堀之内 第2工場の建設は考えていますが、場所も規模も未定です。ただ、新工場では新しい車種の生産や生産台数の増加を考えています。ベトナム政府は裾野産業の育成や現地調達率の向上を主要命題と考えていますが、第2工場ができて車種や生産台数が増えれば、それだけ現地サプライヤーの育成にもつながると思います。
今時点の現地調達率は決して高くなく、技術力や品質管理を重視すると、サプライヤーはどうしても日系企業が多くなります。ベトナムの裾野産業育成に関しては、各社に薄く広くインセンティブを付けるのではなく、より車種や対象部品を絞った形にしてもいいのかと考えます。そのほうがローカル企業も育つでしょう。
―― ベトナムの自動車産業はどうなると考えますか?
堀之内 今のベトナムは日本の20年前に近いと思います。当時日本では核家族化や単独世帯増加で、個人使用の小型車が売れていました。ベトナムでも核家族化が進みつつありますが、一方で家族や親戚など大人数で移動するニーズも強い。前者なら小型車、後者ならMPVが売れ筋になると思いますが、我々は後者を考えてMPVを選んだわけです。

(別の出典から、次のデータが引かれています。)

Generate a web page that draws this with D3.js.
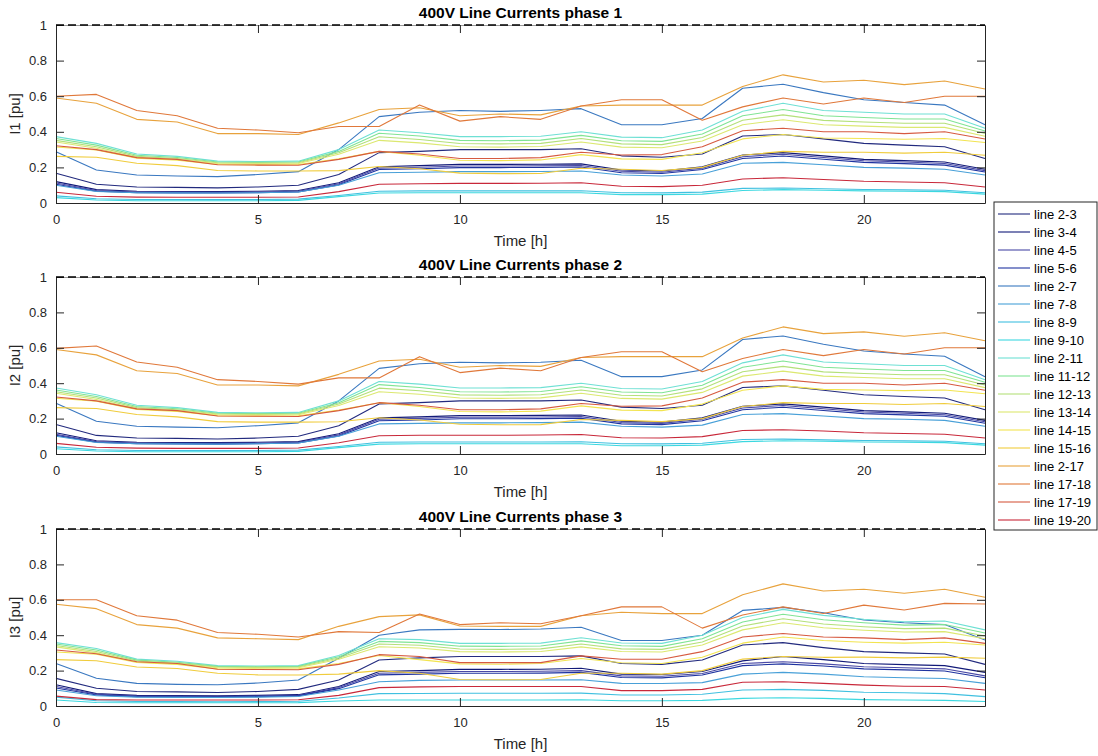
<!DOCTYPE html>
<html>
<head>
<meta charset="utf-8">
<script src="https://cdn.jsdelivr.net/npm/d3@7"></script>
<style>
  body { margin: 0; background: #fff; }
  svg { display: block; }
  text { font-family: "Liberation Sans", Arial, Helvetica, sans-serif; }
</style>
</head>
<body>
<svg id="chart" width="1098" height="756"></svg>
<script>
// Hour of day for each sample
const hours = [0,1,2,3,4,5,6,7,8,9,10,11,12,13,14,15,16,17,18,19,20,21,22,23];

const lineNames = ["line 2-3","line 3-4","line 4-5","line 5-6","line 2-7","line 7-8","line 8-9","line 9-10",
  "line 2-11","line 11-12","line 12-13","line 13-14","line 14-15","line 15-16","line 2-17","line 17-18","line 17-19","line 19-20"];

const lineColors = ["#222a7e","#121a78","#4a4aa6","#1f33a0","#3a78c0","#48a0d8","#40c0e0","#3cd8e0",
  "#6ee0d4","#80e494","#b4e07a","#dce870","#f2e450","#f0cc3c","#e8a23c","#e0783a","#d65a40","#c8283a"];

const phaseTitles = ["400V Line Currents phase 1","400V Line Currents phase 2","400V Line Currents phase 3"];
const yLabels = ["I1 [pu]","I2 [pu]","I3 [pu]"];
const xLabel = "Time [h]";
const xTicks = [0,5,10,15,20];
const yTicks = [0,0.2,0.4,0.6,0.8,1];
const currentLimit = 1;

// Line currents in pu, one row per line (same order as lineNames)
const phase1 = [
  [.167,.105,.090,.088,.085,.090,.100,.160,.283,.290,.300,.300,.300,.305,.265,.257,.275,.376,.385,.360,.335,.325,.316,.250],
  [.120,.075,.066,.065,.064,.066,.070,.114,.204,.210,.217,.217,.218,.220,.185,.180,.204,.270,.283,.265,.245,.238,.230,.190],
  [.112,.070,.062,.061,.060,.062,.066,.108,.196,.201,.208,.208,.209,.211,.178,.173,.196,.260,.274,.256,.237,.230,.222,.182],
  [.105,.066,.058,.057,.056,.058,.062,.102,.188,.192,.199,.199,.200,.202,.170,.166,.188,.250,.264,.246,.228,.221,.213,.174],
  [.288,.185,.157,.152,.148,.160,.176,.300,.485,.510,.520,.515,.520,.530,.440,.440,.475,.645,.667,.620,.580,.565,.550,.440],
  [.100,.065,.058,.057,.056,.058,.062,.100,.170,.173,.176,.176,.177,.180,.157,.152,.163,.223,.228,.215,.200,.196,.190,.157],
  [.040,.024,.020,.020,.019,.020,.022,.042,.066,.068,.068,.068,.068,.069,.058,.057,.061,.082,.084,.080,.076,.074,.072,.058],
  [.030,.017,.013,.013,.013,.013,.015,.036,.056,.058,.058,.058,.058,.058,.047,.047,.050,.070,.075,.072,.068,.066,.064,.050],
  [.373,.335,.275,.262,.235,.233,.235,.300,.410,.395,.373,.373,.375,.400,.370,.367,.410,.515,.560,.520,.510,.500,.500,.420],
  [.362,.325,.268,.256,.230,.228,.230,.290,.392,.376,.352,.350,.353,.380,.350,.346,.388,.490,.525,.490,.480,.472,.472,.405],
  [.352,.316,.262,.250,.226,.224,.226,.282,.372,.357,.334,.332,.335,.362,.332,.328,.368,.465,.495,.464,.455,.448,.448,.390],
  [.343,.308,.256,.245,.222,.220,.222,.274,.352,.338,.316,.314,.317,.343,.314,.310,.348,.440,.468,.440,.432,.425,.425,.375],
  [.315,.298,.252,.241,.216,.214,.216,.248,.290,.268,.240,.238,.242,.272,.248,.245,.282,.360,.385,.365,.362,.358,.362,.340],
  [.262,.257,.223,.210,.183,.180,.180,.182,.205,.192,.168,.165,.166,.195,.190,.183,.200,.268,.290,.285,.285,.280,.285,.268],
  [.590,.560,.470,.455,.390,.390,.385,.450,.525,.535,.490,.500,.495,.545,.550,.550,.550,.655,.720,.680,.690,.665,.685,.640],
  [.600,.610,.520,.490,.420,.410,.395,.430,.430,.550,.460,.485,.470,.545,.580,.580,.465,.540,.590,.556,.590,.565,.600,.600],
  [.322,.300,.255,.245,.215,.213,.212,.245,.290,.275,.250,.250,.255,.285,.270,.272,.316,.406,.420,.400,.400,.390,.400,.360],
  [.060,.038,.033,.032,.032,.032,.034,.064,.105,.108,.110,.110,.111,.114,.094,.092,.100,.135,.142,.132,.122,.118,.114,.090]
];

const phase2 = [
  [.167,.105,.090,.088,.085,.090,.100,.160,.283,.290,.300,.300,.300,.305,.265,.257,.275,.376,.385,.360,.335,.325,.316,.250],
  [.120,.075,.066,.065,.064,.066,.070,.114,.204,.210,.217,.217,.218,.220,.185,.180,.204,.270,.283,.265,.245,.238,.230,.190],
  [.112,.070,.062,.061,.060,.062,.066,.108,.196,.201,.208,.208,.209,.211,.178,.173,.196,.260,.274,.256,.237,.230,.222,.182],
  [.105,.066,.058,.057,.056,.058,.062,.102,.188,.192,.199,.199,.200,.202,.170,.166,.188,.250,.264,.246,.228,.221,.213,.174],
  [.287,.185,.157,.152,.148,.160,.176,.300,.484,.510,.518,.515,.518,.530,.437,.437,.475,.647,.667,.620,.582,.565,.552,.437],
  [.100,.065,.058,.057,.056,.058,.062,.100,.170,.173,.176,.176,.177,.180,.157,.152,.163,.223,.228,.215,.200,.196,.190,.157],
  [.040,.024,.020,.020,.019,.020,.022,.042,.066,.068,.068,.068,.068,.069,.058,.057,.061,.082,.084,.080,.076,.074,.072,.058],
  [.030,.017,.013,.013,.013,.013,.015,.036,.056,.058,.058,.058,.058,.058,.047,.047,.050,.070,.075,.072,.068,.066,.064,.050],
  [.373,.335,.275,.262,.235,.233,.235,.300,.410,.395,.373,.373,.375,.400,.370,.367,.410,.515,.560,.520,.510,.500,.500,.420],
  [.362,.325,.268,.256,.230,.228,.230,.290,.392,.376,.352,.350,.353,.380,.350,.346,.388,.490,.525,.490,.480,.472,.472,.405],
  [.352,.316,.262,.250,.226,.224,.226,.282,.372,.357,.334,.332,.335,.362,.332,.328,.368,.465,.495,.464,.455,.448,.448,.390],
  [.343,.308,.256,.245,.222,.220,.222,.274,.352,.338,.316,.314,.317,.343,.314,.310,.348,.440,.468,.440,.432,.425,.425,.375],
  [.315,.298,.252,.241,.216,.214,.216,.248,.290,.268,.240,.238,.242,.272,.248,.245,.282,.360,.385,.365,.362,.358,.362,.340],
  [.262,.257,.223,.210,.183,.180,.180,.182,.205,.192,.168,.165,.166,.195,.190,.183,.200,.268,.290,.285,.285,.280,.285,.268],
  [.590,.560,.470,.455,.390,.390,.385,.450,.525,.535,.490,.500,.495,.545,.550,.550,.550,.655,.718,.680,.690,.665,.685,.640],
  [.597,.610,.520,.490,.420,.410,.395,.430,.430,.550,.460,.485,.470,.545,.578,.578,.465,.540,.590,.556,.590,.565,.600,.600],
  [.322,.300,.255,.245,.215,.213,.212,.245,.290,.275,.250,.250,.255,.285,.270,.272,.316,.406,.420,.400,.400,.390,.400,.360],
  [.060,.038,.033,.032,.032,.032,.034,.064,.103,.106,.106,.106,.107,.110,.092,.090,.098,.133,.137,.130,.120,.116,.112,.090]
];

const phase3 = [
  [.156,.100,.082,.080,.076,.082,.094,.147,.260,.272,.280,.280,.280,.283,.240,.235,.260,.345,.358,.330,.307,.300,.294,.235],
  [.120,.070,.060,.059,.058,.060,.064,.110,.195,.200,.207,.207,.208,.213,.180,.178,.195,.255,.280,.262,.240,.234,.228,.190],
  [.110,.066,.056,.055,.054,.056,.060,.104,.185,.190,.195,.195,.196,.200,.170,.168,.184,.240,.250,.238,.222,.216,.210,.170],
  [.102,.062,.053,.052,.051,.053,.057,.098,.176,.180,.185,.185,.186,.190,.161,.159,.175,.228,.238,.226,.210,.204,.198,.160],
  [.240,.157,.128,.122,.120,.130,.147,.270,.400,.430,.433,.432,.435,.445,.370,.370,.400,.540,.557,.527,.486,.470,.460,.373],
  [.090,.058,.050,.049,.048,.050,.054,.090,.137,.145,.147,.147,.147,.148,.128,.127,.132,.180,.190,.180,.165,.160,.155,.128],
  [.050,.030,.025,.025,.024,.025,.027,.045,.070,.071,.072,.072,.072,.073,.062,.062,.066,.090,.094,.088,.078,.075,.070,.053],
  [.034,.020,.018,.018,.018,.018,.019,.028,.034,.034,.034,.034,.034,.035,.030,.030,.032,.043,.047,.043,.036,.034,.032,.025],
  [.358,.325,.265,.253,.228,.226,.228,.285,.380,.375,.354,.354,.355,.386,.356,.354,.400,.500,.546,.512,.490,.476,.480,.430],
  [.350,.316,.259,.247,.224,.222,.224,.278,.365,.358,.338,.337,.339,.368,.340,.337,.380,.475,.518,.487,.470,.457,.460,.412],
  [.342,.308,.254,.242,.220,.218,.220,.271,.350,.343,.322,.320,.323,.350,.323,.320,.362,.452,.493,.463,.448,.437,.440,.395],
  [.334,.300,.249,.237,.216,.214,.216,.264,.335,.328,.307,.305,.308,.334,.308,.305,.345,.430,.470,.442,.428,.418,.420,.380],
  [.305,.292,.246,.235,.210,.208,.210,.240,.285,.262,.238,.236,.240,.268,.244,.240,.275,.355,.390,.370,.360,.355,.360,.345],
  [.262,.256,.220,.212,.185,.176,.175,.180,.200,.185,.150,.148,.150,.185,.185,.180,.200,.265,.280,.275,.276,.272,.276,.270],
  [.575,.550,.460,.440,.385,.380,.375,.450,.505,.515,.452,.450,.450,.510,.530,.522,.522,.628,.690,.650,.660,.637,.660,.614],
  [.600,.600,.510,.485,.415,.405,.390,.420,.415,.520,.460,.470,.465,.510,.560,.560,.440,.514,.560,.523,.570,.542,.580,.576],
  [.316,.295,.250,.240,.208,.206,.205,.235,.290,.280,.245,.245,.245,.283,.264,.264,.307,.390,.410,.390,.385,.375,.385,.354],
  [.056,.036,.034,.034,.034,.034,.035,.060,.104,.108,.110,.110,.110,.110,.087,.087,.094,.134,.137,.128,.118,.112,.110,.090]
];

const phases = [phase1, phase2, phase3];

// ---- layout ----
const svg = d3.select("#chart");
const plotLeft = 56, plotRight = 985;
const panels = [{top: 25, bottom: 203}, {top: 277, bottom: 454}, {top: 529, bottom: 706}];
const axisColor = "#262626";
const tickLen = 8;

const x = d3.scaleLinear().domain([0, 23]).range([plotLeft, plotRight]);

panels.forEach((p, pi) => {
  const y = d3.scaleLinear().domain([0, 1]).range([p.bottom, p.top]);
  const g = svg.append("g");

  // data lines
  const line = d3.line().x((d, i) => x(hours[i])).y(d => y(d));
  g.append("g").selectAll("path")
    .data(phases[pi])
    .join("path")
    .attr("d", line)
    .attr("fill", "none")
    .attr("stroke", (d, i) => lineColors[i])
    .attr("stroke-width", 1.1)
    .attr("stroke-linejoin", "round");

  // axes with inward ticks on all four sides
  const styleAxis = sel => {
    sel.selectAll(".domain").attr("stroke", axisColor).attr("stroke-width", 1);
    sel.selectAll(".tick line").attr("stroke", axisColor).attr("stroke-width", 1);
    sel.selectAll(".tick text").attr("fill", axisColor).style("font-size", "13px")
      .style("font-family", '"Liberation Sans", Arial, sans-serif');
  };

  g.append("g").attr("transform", `translate(0,${p.bottom})`)
    .call(d3.axisBottom(x).tickValues(xTicks).tickSizeInner(-tickLen).tickSizeOuter(0).tickPadding(12).tickFormat(d3.format("d")))
    .call(styleAxis);
  g.append("g").attr("transform", `translate(0,${p.top})`)
    .call(d3.axisTop(x).tickValues(xTicks).tickSizeInner(-tickLen).tickSizeOuter(0).tickFormat(""))
    .call(styleAxis)
    .call(s => s.select(".domain").attr("stroke", "#9a9a9a"));
  g.append("g").attr("transform", `translate(${plotLeft},0)`)
    .call(d3.axisLeft(y).tickValues(yTicks).tickSizeInner(-tickLen).tickSizeOuter(0).tickPadding(9).tickFormat(d3.format("~g")))
    .call(styleAxis);
  g.append("g").attr("transform", `translate(${plotRight},0)`)
    .call(d3.axisRight(y).tickValues(yTicks).tickSizeInner(-tickLen).tickSizeOuter(0).tickFormat(""))
    .call(styleAxis);

  // rated current limit
  g.append("line")
    .attr("x1", x(0)).attr("x2", x(23))
    .attr("y1", y(currentLimit)).attr("y2", y(currentLimit))
    .attr("stroke", "#000").attr("stroke-width", 1.4)
    .attr("stroke-dasharray", "8,4");

  // title and axis labels
  g.append("text")
    .attr("x", (plotLeft + plotRight) / 2).attr("y", p.top - 7)
    .attr("text-anchor", "middle")
    .style("font-size", "15.5px").style("font-weight", "bold")
    .attr("fill", "#000")
    .text(phaseTitles[pi]);

  g.append("text")
    .attr("x", (plotLeft + plotRight) / 2).attr("y", p.bottom + 43)
    .attr("text-anchor", "middle")
    .style("font-size", "15px")
    .attr("fill", axisColor)
    .text(xLabel);

  g.append("text")
    .attr("transform", `translate(20,${(p.top + p.bottom) / 2}) rotate(-90)`)
    .attr("text-anchor", "middle")
    .style("font-size", "15px")
    .attr("fill", axisColor)
    .text(yLabels[pi]);
});

// ---- legend ----
const legend = svg.append("g");
const legX = 994, legY = 202, legW = 103, rowH = 18, firstRow = 214;
legend.append("rect")
  .attr("x", legX).attr("y", legY)
  .attr("width", legW).attr("height", firstRow - legY + rowH * (lineNames.length - 1) + 10)
  .attr("fill", "#fff").attr("stroke", axisColor).attr("stroke-width", 1);

const rows = legend.selectAll("g.row").data(lineNames).join("g")
  .attr("class", "row")
  .attr("transform", (d, i) => `translate(0,${firstRow + i * rowH})`);
rows.append("line")
  .attr("x1", legX + 4).attr("x2", legX + 36)
  .attr("stroke", (d, i) => lineColors[i]).attr("stroke-width", 1.1);
rows.append("text")
  .attr("x", legX + 40).attr("dy", "0.35em")
  .style("font-size", "13px")
  .attr("fill", "#000")
  .text(d => d);
</script>
</body>
</html>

同時にこれからは、車を所有する喜びを味わう人が増えてくるでしょう。現在は20年前の日本と言いましたが、成長スピードは2倍早いと思いますので、10年後には現在の日本と同じになっているかもしれません。
―― ベトナム独自の自動車メーカーについてはいかがでしょうか。
堀之内 最初は欧州ベースの、それなりの自動車が出てくると思います。様々なメーカーのノウハウが集合されて、ある程度の車になるかもしれません。ただ、その次が課題です。初代をベースに改良を加えたくなるものですが、これを完成させるのが難しい。例えば、剛性を高めると衝突安全性が下がるなどの、トータルエンジニアリングの経験がないからです。
しかしその後は、5年くらいで改良が進む可能性もあります。普通なら10年以上かかるでしょうが、先も言いましたように2倍のスピードで進むと思いますから。
―― 25周年の意気込みを聞かせてください。
堀之内 施設のリニューアル、第2工場の建設、車種や生産台数の増加、現調率アップと、やりたいことは山ほどあります。長期的には基礎的な開発力や生産技術力のために、「日本のモノづくり」を根付かせたいですね。言われたことに従うだけでは伸びませんし、こうした技術力が備われば将来はベトナムで良い車を安く作ることができます。日本の工場に人を送るなどして、まずは人材交流を高めたいと思います。
1月からは新車種であるピックアップトラックのトライトンを輸入販売する予定です。新しい車をどんどんベトナムに紹介し、ベトナム自動車産業の発展に寄与しながら、三菱の存在価値をずっと高めていきたいと思っています。